EDIT: I later realized no one saw that substituting $\sqrt{x} = x$ is not valid because they are not equal, you would have to assume $x$ as a completely different variable (i.e. $a$) and not the same one because they have no relation to each other.
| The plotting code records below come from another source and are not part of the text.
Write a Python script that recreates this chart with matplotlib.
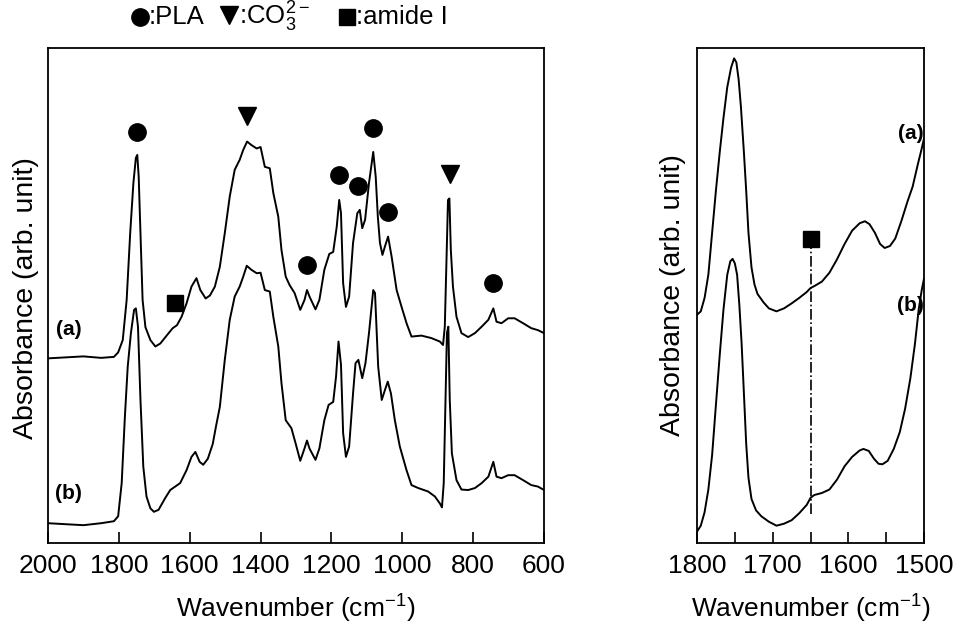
import matplotlib
matplotlib.use("Agg")
import matplotlib.pyplot as plt
from matplotlib.lines import Line2D

plt.rcParams['font.family'] = ['Liberation Sans', 'DejaVu Sans']
plt.rcParams['mathtext.fontset'] = 'custom'
plt.rcParams['mathtext.rm'] = 'Liberation Sans'
plt.rcParams['mathtext.it'] = 'Liberation Sans:italic'
plt.rcParams['mathtext.bf'] = 'Liberation Sans:bold'

# ---------------- left panel data (full range) ----------------
wn_full_a = [2000, 1950, 1900, 1850, 1814, 1802, 1789, 1778, 1768, 1759, 1752, 1748, 1744,
             1739, 1733, 1725, 1711, 1697, 1683, 1664, 1648, 1636, 1623, 1609, 1595, 1581,
             1570, 1555, 1543, 1529, 1515, 1501, 1487, 1473, 1459, 1449, 1438, 1426, 1411,
             1400, 1388, 1374, 1364, 1350, 1341, 1329, 1318, 1304, 1288, 1276, 1269, 1262,
             1245, 1234, 1220, 1206, 1195, 1185, 1178, 1173, 1167, 1159, 1150, 1139, 1127,
             1120, 1113, 1105, 1094, 1082, 1075, 1069, 1063, 1056, 1049, 1040, 1030, 1016,
             1002, 988, 974, 946, 918, 894, 885, 880, 875, 871, 867, 863, 857, 847, 833, 814,
             795, 776, 757, 743, 734, 720, 701, 683, 659, 636, 617, 600]
abs_full_a = [0.373, 0.375, 0.377, 0.374, 0.376, 0.385, 0.410, 0.491, 0.626, 0.727, 0.778,
              0.784, 0.740, 0.626, 0.491, 0.436, 0.410, 0.397, 0.403, 0.420, 0.434, 0.440,
              0.457, 0.484, 0.518, 0.535, 0.511, 0.494, 0.500, 0.518, 0.558, 0.626, 0.700,
              0.754, 0.774, 0.794, 0.811, 0.804, 0.797, 0.800, 0.760, 0.757, 0.707, 0.659,
              0.592, 0.538, 0.521, 0.505, 0.471, 0.491, 0.511, 0.498, 0.472, 0.491, 0.552,
              0.584, 0.588, 0.639, 0.693, 0.666, 0.525, 0.477, 0.498, 0.606, 0.666, 0.673,
              0.636, 0.653, 0.727, 0.790, 0.740, 0.659, 0.606, 0.582, 0.599, 0.619, 0.578,
              0.511, 0.477, 0.444, 0.417, 0.419, 0.414, 0.407, 0.400, 0.437, 0.578, 0.693,
              0.696, 0.592, 0.518, 0.457, 0.424, 0.416, 0.424, 0.437, 0.451, 0.474, 0.447,
              0.444, 0.454, 0.454, 0.444, 0.434, 0.430, 0.424]

wn_full_b = [2000, 1951, 1900, 1850, 1814, 1802, 1792, 1783, 1775, 1766, 1757, 1752, 1746,
             1739, 1731, 1722, 1711, 1701, 1688, 1669, 1655, 1641, 1627, 1609, 1595, 1584,
             1572, 1562, 1549, 1535, 1526, 1515, 1501, 1487, 1473, 1459, 1449, 1439, 1426,
             1411, 1400, 1388, 1374, 1364, 1350, 1341, 1329, 1313, 1301, 1288, 1276, 1269,
             1262, 1245, 1234, 1220, 1208, 1195, 1187, 1180, 1173, 1167, 1159, 1150, 1139,
             1132, 1124, 1113, 1104, 1094, 1082, 1077, 1068, 1058, 1049, 1041, 1032, 1021,
             1007, 988, 974, 955, 927, 908, 894, 888, 883, 878, 874, 870, 866, 860, 847, 833,
             814, 795, 776, 757, 743, 734, 720, 701, 683, 659, 636, 617, 600]
abs_full_b = [0.040, 0.038, 0.036, 0.040, 0.044, 0.054, 0.121, 0.255, 0.356, 0.424, 0.471,
              0.474, 0.437, 0.289, 0.154, 0.094, 0.070, 0.063, 0.067, 0.091, 0.107, 0.114,
              0.121, 0.147, 0.174, 0.184, 0.164, 0.158, 0.170, 0.200, 0.235, 0.275, 0.370,
              0.451, 0.498, 0.518, 0.538, 0.560, 0.552, 0.545, 0.546, 0.511, 0.508, 0.457,
              0.397, 0.323, 0.248, 0.232, 0.201, 0.166, 0.191, 0.207, 0.191, 0.168, 0.191,
              0.248, 0.279, 0.285, 0.336, 0.407, 0.360, 0.222, 0.174, 0.195, 0.302, 0.363,
              0.370, 0.333, 0.363, 0.424, 0.511, 0.505, 0.356, 0.289, 0.309, 0.326, 0.302,
              0.248, 0.195, 0.147, 0.117, 0.111, 0.104, 0.094, 0.080, 0.072, 0.121, 0.289,
              0.424, 0.437, 0.289, 0.181, 0.127, 0.108, 0.107, 0.111, 0.121, 0.134, 0.164,
              0.134, 0.131, 0.137, 0.137, 0.127, 0.117, 0.114, 0.107]

# band assignment markers (left panel)
pla_wn = [1749, 1270, 1178, 1126, 1082, 1041, 743]
pla_y = [0.831, 0.562, 0.743, 0.721, 0.838, 0.669, 0.526]
co3_wn = [1439, 866]
co3_y = [0.863, 0.745]
amide_wn = [1642]
amide_y = [0.484]

# ---------------- right panel data (zoom 1800-1500) ----------------
wn_zoom_a = [1800, 1795, 1790, 1785, 1780, 1775, 1770, 1765, 1760, 1755, 1751, 1748, 1745,
             1742, 1738, 1735, 1732, 1728, 1724, 1720, 1712, 1705, 1695, 1685, 1675, 1665,
             1655, 1650, 1645, 1635, 1625, 1615, 1605, 1595, 1585, 1578, 1572, 1565, 1558,
             1552, 1545, 1538, 1530, 1522, 1515, 1508, 1503, 1500]
abs_zoom_a = [0.461, 0.468, 0.495, 0.542, 0.627, 0.712, 0.789, 0.859, 0.921, 0.960, 0.979,
              0.971, 0.937, 0.882, 0.789, 0.712, 0.627, 0.557, 0.522, 0.503, 0.486, 0.474,
              0.468, 0.474, 0.484, 0.495, 0.507, 0.515, 0.519, 0.528, 0.546, 0.573, 0.604,
              0.631, 0.646, 0.650, 0.644, 0.627, 0.604, 0.596, 0.600, 0.615, 0.650, 0.689,
              0.720, 0.766, 0.797, 0.817]
wn_zoom_b = [1800, 1795, 1790, 1785, 1780, 1775, 1770, 1765, 1760, 1756, 1753, 1750, 1747,
             1744, 1741, 1738, 1735, 1732, 1728, 1722, 1715, 1705, 1695, 1685, 1675, 1665,
             1655, 1650, 1645, 1635, 1625, 1615, 1605, 1595, 1585, 1580, 1573, 1566, 1560,
             1555, 1548, 1540, 1532, 1525, 1518, 1512, 1507, 1503, 1500]
abs_zoom_b = [0.023, 0.035, 0.062, 0.108, 0.178, 0.279, 0.379, 0.472, 0.542, 0.569, 0.574,
              0.565, 0.542, 0.480, 0.402, 0.302, 0.201, 0.132, 0.089, 0.066, 0.054, 0.043,
              0.035, 0.039, 0.046, 0.060, 0.077, 0.091, 0.097, 0.101, 0.108, 0.128, 0.155,
              0.174, 0.187, 0.190, 0.186, 0.170, 0.160, 0.159, 0.166, 0.190, 0.224, 0.271,
              0.333, 0.402, 0.472, 0.511, 0.534]
amide_line_wn = 1650
amide_line_y = [0.058, 0.600]
amide_mark_y = 0.615

x_label = 'Wavenumber (cm$^{-1}$)'
y_label = 'Absorbance (arb. unit)'

# ---------------- figure ----------------
fig = plt.figure(figsize=(9.54, 6.30), dpi=100)
ax1 = fig.add_axes([48/954, 1-543/630, 496/954, 495/630])
ax2 = fig.add_axes([697/954, 1-543/630, 227/954, 495/630])

lw = 1.4
ax1.plot(wn_full_a, abs_full_a, color='black', lw=lw, solid_joinstyle='round')
ax1.plot(wn_full_b, abs_full_b, color='black', lw=lw, solid_joinstyle='round')
ax1.plot(pla_wn, pla_y, 'o', color='black', ms=12.5, ls='none')
ax1.plot(co3_wn, co3_y, 'v', color='black', ms=13, ls='none')
ax1.plot(amide_wn, amide_y, 's', color='black', ms=11, ls='none')
ax1.text(1942, 0.431, '(a)', fontsize=15, fontweight='bold', ha='center', va='center')
ax1.text(1942, 0.101, '(b)', fontsize=15, fontweight='bold', ha='center', va='center')
ax1.set_xlim(2000, 600)
ax1.set_ylim(0, 1)
ax1.set_xticks([2000, 1800, 1600, 1400, 1200, 1000, 800, 600])

ax2.plot(wn_zoom_a, abs_zoom_a, color='black', lw=lw, solid_joinstyle='round')
ax2.plot(wn_zoom_b, abs_zoom_b, color='black', lw=lw, solid_joinstyle='round')
ax2.plot([amide_line_wn, amide_line_wn], amide_line_y, color='black', lw=1.2, ls='-.')
ax2.plot([amide_line_wn], [amide_mark_y], 's', color='black', ms=11)
ax2.text(1518, 0.828, '(a)', fontsize=15, fontweight='bold', ha='center', va='center')
ax2.text(1518, 0.480, '(b)', fontsize=15, fontweight='bold', ha='center', va='center')
ax2.set_xlim(1800, 1500)
ax2.set_ylim(0, 1)
ax2.set_xticks([1800, 1750, 1700, 1650, 1600, 1550, 1500])
ax2.set_xticklabels(['1800', '', '1700', '', '1600', '', '1500'])

for ax in (ax1, ax2):
    ax.set_yticks([])
    ax.tick_params(axis='x', direction='in', length=8, width=1.2, labelsize=19, pad=8)
    for s in ax.spines.values():
        s.set_linewidth(1.3)
    ax.set_xlabel(x_label, fontsize=19)
    ax.set_ylabel(y_label, fontsize=20.5)

ax1.xaxis.set_label_coords(0.5, -0.101)
ax2.xaxis.set_label_coords(0.5, -0.101)
ax1.yaxis.set_label_coords(-0.018, 0.495)
ax2.yaxis.set_label_coords(-0.05, 0.50)

# header legend
ty = 1 - 17/630
fig.add_artist(Line2D([140/954], [ty], transform=fig.transFigure, marker='o',
                      color='black', ms=12.5, ls='none'))
fig.text(149/954, ty, ':PLA', fontsize=18.5, ha='left', va='center')
fig.add_artist(Line2D([229/954], [ty + 0.003], transform=fig.transFigure, marker='v',
                      color='black', ms=13, ls='none'))
fig.text(239/954, ty, ':CO$_3^{2-}$', fontsize=18.5, ha='left', va='center')
fig.add_artist(Line2D([347/954], [ty], transform=fig.transFigure, marker='s',
                      color='black', ms=11.5, ls='none'))
fig.text(356/954, ty, ':amide I', fontsize=18.5, ha='left', va='center')

fig.savefig('out.png', dpi=100)
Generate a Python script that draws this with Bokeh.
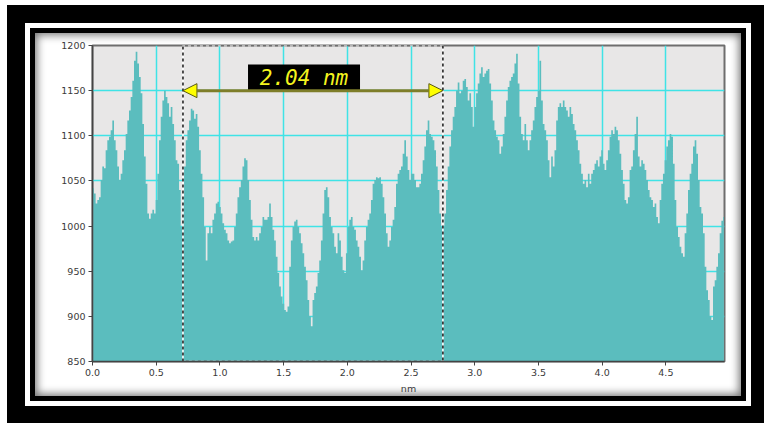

However, the solution to my proof problem is given.

So for example I have to prove:

$2y \leq \frac{y^2}{x^2} + x^2$ (for any real numbers $x$ and $y$ and $x$ $\neq$ $0$),

and I do some rough work at start with this and end up with the arithmetic-geometric mean inequality:

$\sqrt{xy} \le \frac{x+y}{2}$ (using substitution of variables).

Now to prove it, I start with the arithmetic-geometric mean inequality, then do the following steps:

$\sqrt{xy} \leq \frac{x+y}{2}$

$\sqrt{x}\sqrt{y} \leq \frac{x+y}{2}$

Now, substitute $\sqrt{x}$ with $x$ and so:

$xy \leq x^2+\frac{y^2}{2}$

Then throughout, I do one more substitution:

$\sqrt{x} = x$

to end up with the first (1) equation. Would this be allowed or is there another way of proving it? Such as squaring the right side of arithmetic-geometric mean inequality? I am not too sure. Thanks.

Answer 1

HINT

We have that

$$2y\le \frac{y^2}{x^2}+x^2 \iff2yx^2\le y^2+x^4 \iff x^4-2yx^2+y^2\ge 0$$

Answer 2

$x^2 > 0$ we have

$2y \le \frac {y^2}{x^2} + x^2 \iff yx^2 \le \frac{x^2 + x^4}2$.

Now do the substition. Substitute $y = \sqrt a$ and $x^2 = \sqrt b$.

EXCEPT we don't know that $y$ is positive.

Let $y = \pm \sqrt a$ and $x^2 = \sqrt b$ so $y^2 = a \ge 0$ and $b = x^4 > 0$

And we know $\sqrt ab \le \frac {a+b}2$ for $a,b \ge 0$ so

$\sqrt {y^2} \sqrt {x^4} \le \frac {y^2 + x^4}2$ so

$|y|x^2 \le \frac {y^2 + x^4}2$ so

$2|y| \le \frac {y^2}{x^2} + x^2$ and finally

$2y \le 2|y| \le \frac {y^2}{x^2} + x^2$.

(remember $k \le |k|$ becuase if $k < 0$ then $k < 0 < |k|$. And if $k \ge 0$ then $k = |k|$.)